Perhaps a more noticeable change is the new roof shingles are laid on a five-inch exposure or row height rather than the wider eight-inch exposure of the previous roof. Narrow rows were common historic practice and also appear in the early photograph. The narrower row spacing results in 10 bands of doubled (or slightly offset) shingles over the main roof and reproduces the original roof treatment. The extra shingles also provide greater protection, since any given portion of the roof is effectively covered with three layers of material, and helps resist shingles’ tendency to cup. The extra durability of a narrower exposure is welcome, since cedar shingles are a natural product and even a premium grade material is subject to some grain variation. Shingles sourced from old-growth forests, where biodiversity and competition slows growth and results in more closely spaced growth rings, make for a tighter or closer grain that contributes to dimensional stability.

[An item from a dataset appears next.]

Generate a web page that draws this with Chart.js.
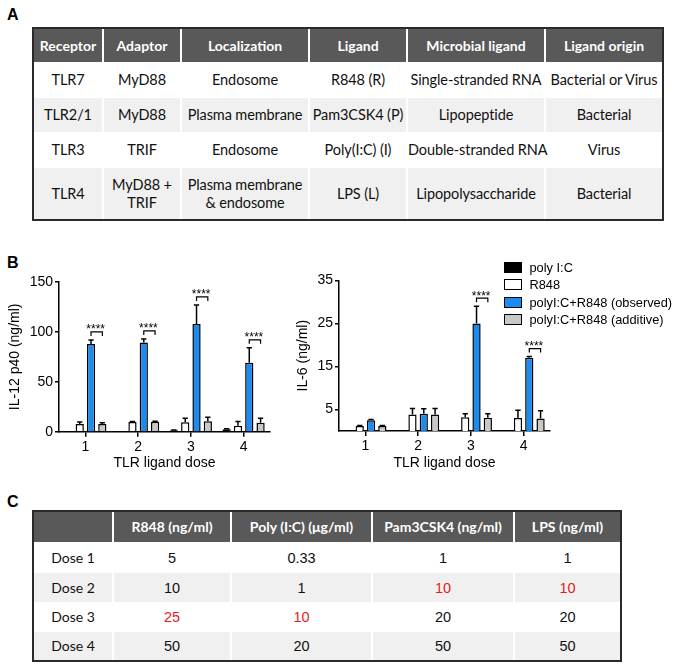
<!DOCTYPE html>
<html>
<head>
<meta charset="utf-8">
<script src="https://cdn.jsdelivr.net/npm/chart.js@4.4.0/dist/chart.umd.min.js"></script>
<style>
  body { margin: 0; width: 683px; height: 668px; position: relative; overflow: hidden; background: #fff;
         font-family: "Liberation Sans", Arial, sans-serif; }
  .panel { position: absolute; left: 7px; font: bold 16px/16px "Liberation Sans", Arial, sans-serif; color: #000; }
  table { position: absolute; border-collapse: separate; border-spacing: 0; border: 2px solid #2a2a2a;
          table-layout: fixed; font-family: Lato, sans-serif; font-size: 14px; color: #111; }
  th, td { box-sizing: border-box; padding: 0; text-align: center; border-right: 2px solid #fff;
           white-space: nowrap; line-height: 18px; }
  th { background: #595959; color: #fff; font-weight: bold; font-size: 14px; }
  #tableA td { font-size: 14.5px; letter-spacing: -0.1px; }
  tr > :last-child { border-right: none; }
  tbody tr:nth-child(even) td { background: #f0f0f0; }
  .num { font-family: "Liberation Sans", Arial, sans-serif; font-size: 14.5px; }
  .red { color: #e31b23; }
  canvas { position: absolute; }
  #legend { position: absolute; left: 504px; top: 258.5px; font-size: 12.8px; color: #000; }
  #legend div { height: 17.5px; display: flex; align-items: center; }
  #legend span.box { width: 18px; height: 11px; box-sizing: border-box; border: 1.5px solid #000; margin-right: 7.5px; }
</style>
</head>
<body>

<div class="panel" style="top:7px">A</div>
<table id="tableA" style="left:32px; top:27px; width:632px;">
  <thead>
    <tr style="height:33px">
      <th style="width:70px">Receptor</th>
      <th style="width:78px">Adaptor</th>
      <th style="width:128px">Localization</th>
      <th style="width:98px">Ligand</th>
      <th style="width:138px">Microbial ligand</th>
      <th style="width:116px">Ligand origin</th>
    </tr>
  </thead>
  <tbody>
    <tr style="height:36px"><td>TLR7</td><td>MyD88</td><td>Endosome</td><td>R848 (R)</td><td>Single-stranded RNA</td><td>Bacterial or Virus</td></tr>
    <tr style="height:34px"><td>TLR2/1</td><td>MyD88</td><td>Plasma membrane</td><td>Pam3CSK4 (P)</td><td>Lipopeptide</td><td>Bacterial</td></tr>
    <tr style="height:36px"><td>TLR3</td><td>TRIF</td><td>Endosome</td><td>Poly(I:C) (I)</td><td>Double-stranded RNA</td><td>Virus</td></tr>
    <tr style="height:51px"><td>TLR4</td><td>MyD88 +<br>TRIF</td><td>Plasma membrane<br>&amp; endosome</td><td>LPS (L)</td><td>Lipopolysaccharide</td><td>Bacterial</td></tr>
  </tbody>
</table>

<div class="panel" style="top:254.5px">B</div>
<canvas id="il12" width="290" height="206" style="left:0; top:270px;"></canvas>
<canvas id="il6" width="282" height="206" style="left:288px; top:270px;"></canvas>
<div id="legend"></div>

<div class="panel" style="top:494px">C</div>
<table style="left:32px; top:510px; width:590px;">
  <thead>
    <tr style="height:30px">
      <th style="width:80px"></th>
      <th style="width:118px">R848 (ng/ml)</th>
      <th style="width:141px">Poly (I:C) (μg/ml)</th>
      <th style="width:142px">Pam3CSK4 (ng/ml)</th>
      <th style="width:105px">LPS (ng/ml)</th>
    </tr>
  </thead>
  <tbody>
    <tr style="height:31px"><td>Dose 1</td><td class="num">5</td><td class="num">0.33</td><td class="num">1</td><td class="num">1</td></tr>
    <tr style="height:29px"><td>Dose 2</td><td class="num">10</td><td class="num">1</td><td class="num red">10</td><td class="num red">10</td></tr>
    <tr style="height:30px"><td>Dose 3</td><td class="num red">25</td><td class="num red">10</td><td class="num">20</td><td class="num">20</td></tr>
    <tr style="height:28px"><td>Dose 4</td><td class="num">50</td><td class="num">20</td><td class="num">50</td><td class="num">50</td></tr>
  </tbody>
</table>

<script>
// categories and series
const doses = ['1', '2', '3', '4'];
const seriesNames = ['poly I:C', 'R848', 'polyI:C+R848 (observed)', 'polyI:C+R848 (additive)'];
const seriesColors = ['#000000', '#ffffff', '#1a8cf0', '#c8c8c8'];

// IL-12 p40 (ng/ml), mean and upper error
const il12PolyIC = [0, 0.5, 1.5, 2.5];
const il12PolyICErr = [0, 0, 0.3, 0.5];
const il12R848 = [7.7, 9.7, 9.4, 6];
const il12R848Err = [2, 0.5, 4, 4.3];
const il12Observed = [88, 89.5, 108, 69];
const il12ObservedErr = [4, 3.5, 19, 15];
const il12Additive = [7.7, 10, 10.4, 9];
const il12AdditiveErr = [1.3, 0.5, 4, 4.4];
const il12Signif = [true, true, true, true];
const il12Ticks = [0, 50, 100, 150];

// IL-6 (ng/ml)
const il6PolyIC = [0, 0, 0, 0];
const il6PolyICErr = [0, 0, 0, 0];
const il6R848 = [1.15, 3.85, 3.2, 3];
const il6R848Err = [0.1, 1.4, 0.8, 1.8];
const il6Observed = [2.5, 4, 25, 17];
const il6ObservedErr = [0.15, 1.2, 4, 0.3];
const il6Additive = [1.15, 3.85, 3.1, 2.9];
const il6AdditiveErr = [0.1, 1.4, 0.9, 1.8];
const il6Signif = [false, false, true, true];
const il6Ticks = [5, 15, 25, 35];

Chart.defaults.font.family = '"Liberation Sans", Arial, sans-serif';
Chart.defaults.color = '#000';

// upper error bars with a cap
const errorBars = {
    id: 'errorBars',
    afterDatasetsDraw(chart) {
        const ctx = chart.ctx;
        const y = chart.scales.y;
        ctx.save();
        ctx.strokeStyle = '#000';
        ctx.lineWidth = 1.5;
        chart.data.datasets.forEach((ds, di) => {
            chart.getDatasetMeta(di).data.forEach((bar, i) => {
                const err = ds.errors[i];
                if (!err) return;
                const top = y.getPixelForValue(ds.data[i] + err);
                const half = bar.width * 0.32;
                ctx.beginPath();
                ctx.moveTo(bar.x, bar.y);
                ctx.lineTo(bar.x, top);
                ctx.moveTo(bar.x - half, top);
                ctx.lineTo(bar.x + half, top);
                ctx.stroke();
            });
        });
        ctx.restore();
    }
};

// **** brackets between observed and additive bars
const sigBrackets = {
    id: 'sigBrackets',
    afterDatasetsDraw(chart, args, opts) {
        const ctx = chart.ctx;
        const y = chart.scales.y;
        const obs = chart.data.datasets[2];
        const obsMeta = chart.getDatasetMeta(2);
        const addMeta = chart.getDatasetMeta(3);
        ctx.save();
        ctx.strokeStyle = '#000';
        ctx.fillStyle = '#000';
        ctx.lineWidth = 1.2;
        ctx.font = '12px "Liberation Sans", Arial, sans-serif';
        ctx.textAlign = 'center';
        ctx.textBaseline = 'alphabetic';
        opts.flags.forEach((on, i) => {
            if (!on) return;
            const x1 = obsMeta.data[i].x;
            const x2 = addMeta.data[i].x;
            const yb = y.getPixelForValue(obs.data[i] + obs.errors[i]) - 8;
            ctx.beginPath();
            ctx.moveTo(x1, yb + 4);
            ctx.lineTo(x1, yb);
            ctx.lineTo(x2, yb);
            ctx.lineTo(x2, yb + 4);
            ctx.stroke();
            ctx.fillText('****', (x1 + x2) / 2 - 1, yb + 1.5);
        });
        ctx.restore();
    }
};

function makeDatasets(values, errors) {
    return values.map((vals, k) => ({
        label: seriesNames[k],
        data: vals,
        errors: errors[k],
        backgroundColor: seriesColors[k],
        borderColor: '#000',
        borderWidth: 1.5,
        categoryPercentage: 0.857,
        barPercentage: 0.73
    }));
}

function makeChart(id, datasets, cfg) {
    return new Chart(document.getElementById(id), {
        type: 'bar',
        data: { labels: doses, datasets: datasets },
        plugins: [errorBars, sigBrackets],
        options: {
            responsive: false,
            animation: false,
            layout: { padding: { left: 2.6, top: cfg.padTop, right: 20, bottom: 0 } },
            plugins: {
                legend: { display: false },
                tooltip: { enabled: false },
                sigBrackets: { flags: cfg.signif }
            },
            scales: {
                x: {
                    grid: { drawOnChartArea: false, offset: false, tickLength: 5, color: '#000', lineWidth: 1.5 },
                    border: { color: '#000', width: 1.5 },
                    ticks: { color: '#000', font: { size: 14 }, padding: 2 },
                    title: { display: true, text: 'TLR ligand dose', color: '#000', font: { size: 14 }, padding: { top: 4, bottom: 4 } },
                    afterFit: s => { s.height = cfg.xHeight; }
                },
                y: {
                    min: 0,
                    max: cfg.max,
                    afterBuildTicks: s => { s.ticks = cfg.ticks.map(v => ({ value: v })); },
                    grid: { drawOnChartArea: false, tickLength: 4, color: '#000', lineWidth: 1.5 },
                    border: { color: '#000', width: 1.5 },
                    ticks: { color: '#000', font: { size: 14 }, padding: 2 },
                    title: { display: true, text: cfg.title, color: '#000', font: { size: 14 }, padding: { top: 4, bottom: 4 } },
                    afterFit: s => { s.width = cfg.yWidth; }
                }
            }
        }
    });
}

makeChart('il12',
    makeDatasets([il12PolyIC, il12R848, il12Observed, il12Additive],
                 [il12PolyICErr, il12R848Err, il12ObservedErr, il12AdditiveErr]),
    { title: 'IL-12 p40 (ng/ml)', max: 150, ticks: il12Ticks, signif: il12Signif, padTop: 12, xHeight: 44.3, yWidth: 56.4 });

makeChart('il6',
    makeDatasets([il6PolyIC, il6R848, il6Observed, il6Additive],
                 [il6PolyICErr, il6R848Err, il6ObservedErr, il6AdditiveErr]),
    { title: 'IL-6 (ng/ml)', max: 35, ticks: il6Ticks, signif: il6Signif, padTop: 9.3, xHeight: 45, yWidth: 48.4 });

// legend shared by both panels
const legend = document.getElementById('legend');
seriesNames.forEach((name, k) => {
    const row = document.createElement('div');
    row.innerHTML = '<span class="box" style="background:' + seriesColors[k] + '"></span>' + name;
    legend.appendChild(row);
});
</script>
</body>
</html>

Historic buildings often have surprises up their sleeve and St. Ambrose was no exception. Traditional flashing details were to be replicated as part of the church’s architectural character. Where a roof meets a parapet or sidewall, original galvanized steel flashings had been set into the mortar joints of the brick masonry then built up the wall in a series of steps – hence the term “step flashing”. However, the original flashings cleared the roof by as little as an inch, whereas modern roofing guidelines require a minimum four inch clearance. An attempt to extend the flashings up the walls to achieve this minimum was thwarted in part by the irregular, projecting outer faces of the clinker brick. It’s hard to be sure but it seems that the church’s original builders were careful to avoid clinker bricks and used only uniformly flat-faced bricks where the roof and walls met and flashings would be required. The masons of 1914 could never have anticipated a code requirement for wider flashings more than a century later. The new raked flashings differ from the historic detail but St. Ambrose Church retains its strong architectural character and, with the benefit of a durable new roof, the building will maintain its historic integrity for decades to come.